→ SOURCE MATERIAL

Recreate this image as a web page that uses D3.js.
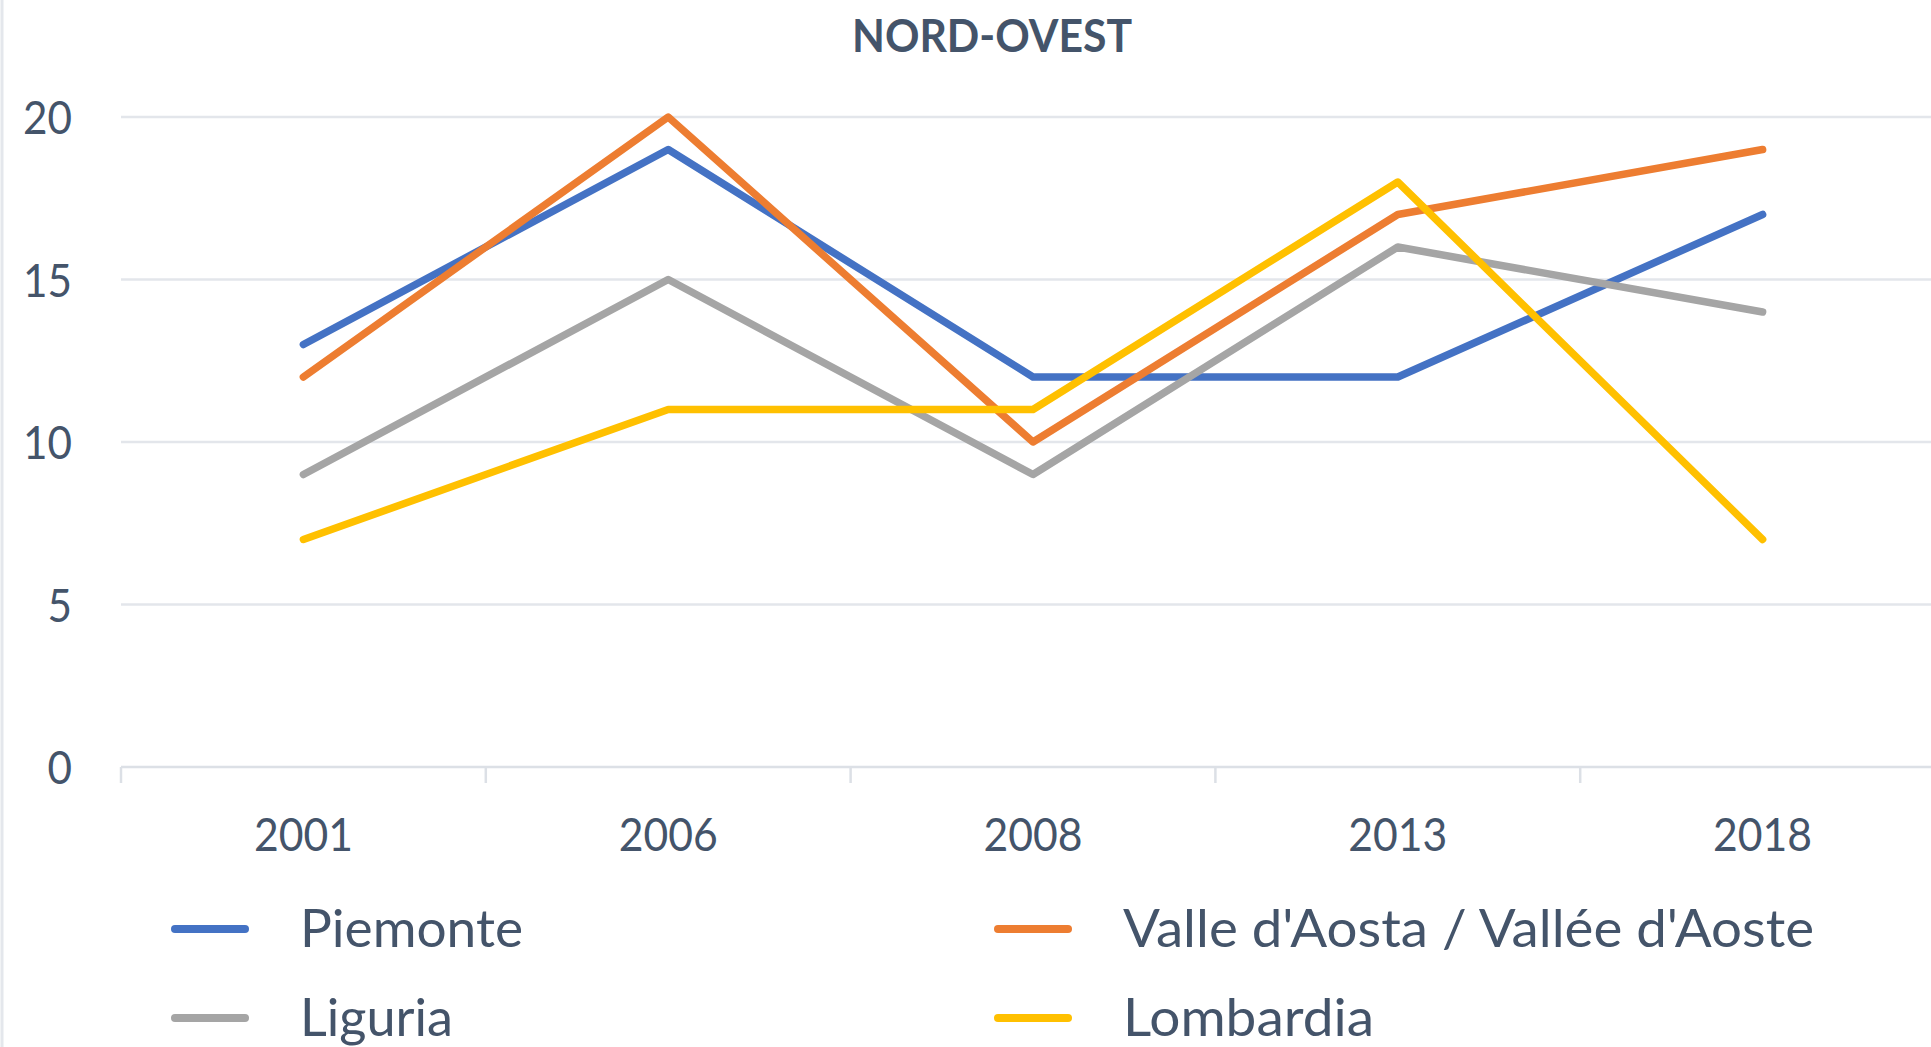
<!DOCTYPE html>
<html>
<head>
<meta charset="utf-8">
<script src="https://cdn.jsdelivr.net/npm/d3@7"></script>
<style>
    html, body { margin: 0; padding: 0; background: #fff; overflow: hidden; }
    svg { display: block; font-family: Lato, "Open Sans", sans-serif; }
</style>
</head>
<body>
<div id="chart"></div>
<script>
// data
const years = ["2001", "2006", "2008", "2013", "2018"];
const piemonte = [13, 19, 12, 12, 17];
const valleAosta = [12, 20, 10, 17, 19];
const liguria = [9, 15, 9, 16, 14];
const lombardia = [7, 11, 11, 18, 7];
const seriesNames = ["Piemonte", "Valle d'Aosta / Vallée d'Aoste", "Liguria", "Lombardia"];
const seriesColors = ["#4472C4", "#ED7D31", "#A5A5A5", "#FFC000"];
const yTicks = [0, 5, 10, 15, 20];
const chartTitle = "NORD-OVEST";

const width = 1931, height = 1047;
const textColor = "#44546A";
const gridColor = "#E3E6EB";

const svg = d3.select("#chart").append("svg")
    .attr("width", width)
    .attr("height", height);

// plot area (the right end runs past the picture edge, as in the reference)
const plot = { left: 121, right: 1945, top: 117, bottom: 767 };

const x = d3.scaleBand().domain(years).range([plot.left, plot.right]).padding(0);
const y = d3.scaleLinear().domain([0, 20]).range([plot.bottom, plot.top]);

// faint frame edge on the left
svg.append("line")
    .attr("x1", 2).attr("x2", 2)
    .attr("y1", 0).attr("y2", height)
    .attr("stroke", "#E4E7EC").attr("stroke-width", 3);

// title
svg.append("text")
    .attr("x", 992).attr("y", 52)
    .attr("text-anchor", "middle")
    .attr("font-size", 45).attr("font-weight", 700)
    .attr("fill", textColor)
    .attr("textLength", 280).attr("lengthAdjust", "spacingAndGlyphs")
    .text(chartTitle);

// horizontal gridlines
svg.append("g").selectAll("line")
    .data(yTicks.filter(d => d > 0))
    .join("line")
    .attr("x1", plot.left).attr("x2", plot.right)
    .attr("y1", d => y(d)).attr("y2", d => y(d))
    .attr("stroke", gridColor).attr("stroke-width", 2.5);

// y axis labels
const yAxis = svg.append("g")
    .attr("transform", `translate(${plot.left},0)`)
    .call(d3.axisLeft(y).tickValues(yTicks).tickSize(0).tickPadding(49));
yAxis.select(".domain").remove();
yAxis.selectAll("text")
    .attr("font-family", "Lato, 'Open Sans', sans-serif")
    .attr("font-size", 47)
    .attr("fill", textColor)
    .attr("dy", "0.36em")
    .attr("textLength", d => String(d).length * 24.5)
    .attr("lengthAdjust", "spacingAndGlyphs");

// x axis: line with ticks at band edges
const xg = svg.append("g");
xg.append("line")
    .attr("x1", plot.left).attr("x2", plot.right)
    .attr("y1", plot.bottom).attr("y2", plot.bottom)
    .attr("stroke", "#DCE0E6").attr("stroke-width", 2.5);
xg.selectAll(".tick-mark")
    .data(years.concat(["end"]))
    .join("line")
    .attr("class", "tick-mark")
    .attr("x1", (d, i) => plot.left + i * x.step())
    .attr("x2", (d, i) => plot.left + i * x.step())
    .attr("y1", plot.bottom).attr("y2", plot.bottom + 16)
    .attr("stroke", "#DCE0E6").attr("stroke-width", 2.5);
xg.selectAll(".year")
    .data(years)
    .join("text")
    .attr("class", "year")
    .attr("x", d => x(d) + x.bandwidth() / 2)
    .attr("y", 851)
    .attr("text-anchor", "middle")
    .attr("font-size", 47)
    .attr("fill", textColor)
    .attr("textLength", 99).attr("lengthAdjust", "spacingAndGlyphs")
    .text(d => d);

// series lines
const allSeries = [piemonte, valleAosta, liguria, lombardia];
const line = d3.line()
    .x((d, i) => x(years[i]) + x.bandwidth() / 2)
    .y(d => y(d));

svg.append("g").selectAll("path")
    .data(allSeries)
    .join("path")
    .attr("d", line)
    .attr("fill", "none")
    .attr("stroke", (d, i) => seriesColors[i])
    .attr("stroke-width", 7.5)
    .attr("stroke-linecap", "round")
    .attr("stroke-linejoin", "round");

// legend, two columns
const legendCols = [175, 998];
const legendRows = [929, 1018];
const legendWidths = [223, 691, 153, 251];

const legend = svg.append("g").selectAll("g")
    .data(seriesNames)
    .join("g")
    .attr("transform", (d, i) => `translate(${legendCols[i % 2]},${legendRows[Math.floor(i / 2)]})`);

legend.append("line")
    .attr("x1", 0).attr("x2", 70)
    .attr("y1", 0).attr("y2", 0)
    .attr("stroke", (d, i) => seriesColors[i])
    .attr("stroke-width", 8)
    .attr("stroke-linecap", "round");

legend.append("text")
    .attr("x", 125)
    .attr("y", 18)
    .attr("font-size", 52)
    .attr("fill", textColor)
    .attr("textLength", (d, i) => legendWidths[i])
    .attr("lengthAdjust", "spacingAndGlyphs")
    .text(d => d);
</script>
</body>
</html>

→ WHAT THE TASK REQUIRES
Except for the pictures, copy the material above exactly.

→ OUTPUT OF THE EXERCISE
Recreate this image as a web page that uses D3.js.
<!DOCTYPE html>
<html>
<head>
<meta charset="utf-8">
<script src="https://cdn.jsdelivr.net/npm/d3@7"></script>
<style>
    html, body { margin: 0; padding: 0; background: #fff; overflow: hidden; }
    svg { display: block; font-family: Lato, "Open Sans", sans-serif; }
</style>
</head>
<body>
<div id="chart"></div>
<script>
// data
const years = ["2001", "2006", "2008", "2013", "2018"];
const piemonte = [13, 19, 12, 12, 17];
const valleAosta = [12, 20, 10, 17, 19];
const liguria = [9, 15, 9, 16, 14];
const lombardia = [7, 11, 11, 18, 7];
const seriesNames = ["Piemonte", "Valle d'Aosta / Vallée d'Aoste", "Liguria", "Lombardia"];
const seriesColors = ["#4472C4", "#ED7D31", "#A5A5A5", "#FFC000"];
const yTicks = [0, 5, 10, 15, 20];
const chartTitle = "NORD-OVEST";

const width = 1931, height = 1047;
const textColor = "#44546A";
const gridColor = "#E3E6EB";

const svg = d3.select("#chart").append("svg")
    .attr("width", width)
    .attr("height", height);

// plot area (the right end runs past the picture edge, as in the reference)
const plot = { left: 121, right: 1945, top: 117, bottom: 767 };

const x = d3.scaleBand().domain(years).range([plot.left, plot.right]).padding(0);
const y = d3.scaleLinear().domain([0, 20]).range([plot.bottom, plot.top]);

// faint frame edge on the left
svg.append("line")
    .attr("x1", 2).attr("x2", 2)
    .attr("y1", 0).attr("y2", height)
    .attr("stroke", "#E4E7EC").attr("stroke-width", 3);

// title
svg.append("text")
    .attr("x", 992).attr("y", 52)
    .attr("text-anchor", "middle")
    .attr("font-size", 45).attr("font-weight", 700)
    .attr("fill", textColor)
    .attr("textLength", 280).attr("lengthAdjust", "spacingAndGlyphs")
    .text(chartTitle);

// horizontal gridlines
svg.append("g").selectAll("line")
    .data(yTicks.filter(d => d > 0))
    .join("line")
    .attr("x1", plot.left).attr("x2", plot.right)
    .attr("y1", d => y(d)).attr("y2", d => y(d))
    .attr("stroke", gridColor).attr("stroke-width", 2.5);

// y axis labels
const yAxis = svg.append("g")
    .attr("transform", `translate(${plot.left},0)`)
    .call(d3.axisLeft(y).tickValues(yTicks).tickSize(0).tickPadding(49));
yAxis.select(".domain").remove();
yAxis.selectAll("text")
    .attr("font-family", "Lato, 'Open Sans', sans-serif")
    .attr("font-size", 47)
    .attr("fill", textColor)
    .attr("dy", "0.36em")
    .attr("textLength", d => String(d).length * 24.5)
    .attr("lengthAdjust", "spacingAndGlyphs");

// x axis: line with ticks at band edges
const xg = svg.append("g");
xg.append("line")
    .attr("x1", plot.left).attr("x2", plot.right)
    .attr("y1", plot.bottom).attr("y2", plot.bottom)
    .attr("stroke", "#DCE0E6").attr("stroke-width", 2.5);
xg.selectAll(".tick-mark")
    .data(years.concat(["end"]))
    .join("line")
    .attr("class", "tick-mark")
    .attr("x1", (d, i) => plot.left + i * x.step())
    .attr("x2", (d, i) => plot.left + i * x.step())
    .attr("y1", plot.bottom).attr("y2", plot.bottom + 16)
    .attr("stroke", "#DCE0E6").attr("stroke-width", 2.5);
xg.selectAll(".year")
    .data(years)
    .join("text")
    .attr("class", "year")
    .attr("x", d => x(d) + x.bandwidth() / 2)
    .attr("y", 851)
    .attr("text-anchor", "middle")
    .attr("font-size", 47)
    .attr("fill", textColor)
    .attr("textLength", 99).attr("lengthAdjust", "spacingAndGlyphs")
    .text(d => d);

// series lines
const allSeries = [piemonte, valleAosta, liguria, lombardia];
const line = d3.line()
    .x((d, i) => x(years[i]) + x.bandwidth() / 2)
    .y(d => y(d));

svg.append("g").selectAll("path")
    .data(allSeries)
    .join("path")
    .attr("d", line)
    .attr("fill", "none")
    .attr("stroke", (d, i) => seriesColors[i])
    .attr("stroke-width", 7.5)
    .attr("stroke-linecap", "round")
    .attr("stroke-linejoin", "round");

// legend, two columns
const legendCols = [175, 998];
const legendRows = [929, 1018];
const legendWidths = [223, 691, 153, 251];

const legend = svg.append("g").selectAll("g")
    .data(seriesNames)
    .join("g")
    .attr("transform", (d, i) => `translate(${legendCols[i % 2]},${legendRows[Math.floor(i / 2)]})`);

legend.append("line")
    .attr("x1", 0).attr("x2", 70)
    .attr("y1", 0).attr("y2", 0)
    .attr("stroke", (d, i) => seriesColors[i])
    .attr("stroke-width", 8)
    .attr("stroke-linecap", "round");

legend.append("text")
    .attr("x", 125)
    .attr("y", 18)
    .attr("font-size", 52)
    .attr("fill", textColor)
    .attr("textLength", (d, i) => legendWidths[i])
    .attr("lengthAdjust", "spacingAndGlyphs")
    .text(d => d);
</script>
</body>
</html>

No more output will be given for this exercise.